L'indémodable boule de cristal / Crédits : Michela Cuccagna
Contrat que le président de l’Inad, Youcef Sissaoui, qualifie de « grande supercherie ». « Cette prestation ne peut qu’être une obligation de moyen, sans garanti aucune d’un résultat obtenu, soutient-il. Le fait d’obtenir la remise de sommes d’argent en persuadant des personnes crédules de ses pouvoirs divinatoires constitue une escroquerie, selon le Code pénal. » Depuis, Martin a récupéré une partie de son argent, et souhaite tourner la page. Le dossier de Cynthia est désormais entre les mains de l’Inad qui fait son possible pour trouver « un accord à l’amiable pour ne pas aller jusque devant les tribunaux ».
Les sorcières ont la peau dure
Malgré les deboires judiciaires de certaines de ses adeptes, d’après la docteure en ethnologie Déborah Kessler-Bilthauer, la sorcellerie n’est pas prête de disparaître dans un nuage de fumée :
« Elle évolue avec son temps puisque les nouvelles technologies investissent même les pratiques magiques. »
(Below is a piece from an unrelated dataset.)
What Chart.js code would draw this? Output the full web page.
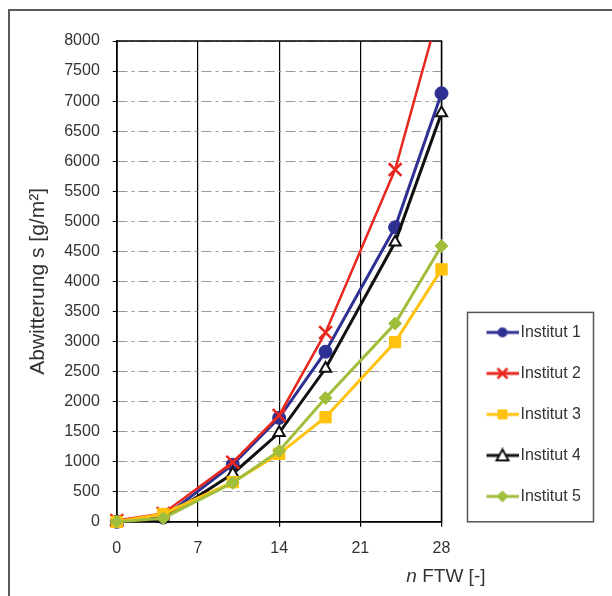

Et surtout, les gens veulent continuer de croire au merveilleux. Dominique Camus, ethnologue et auteur de Sorciers au cœur du paranormal (éd. Ouest France), « s’il y a demande, c’est, au fond, parce qu’il y a un manque, qui naît de l’insatisfaction des réponses apportées à des questions fondamentales par la science comme par la métaphysique ».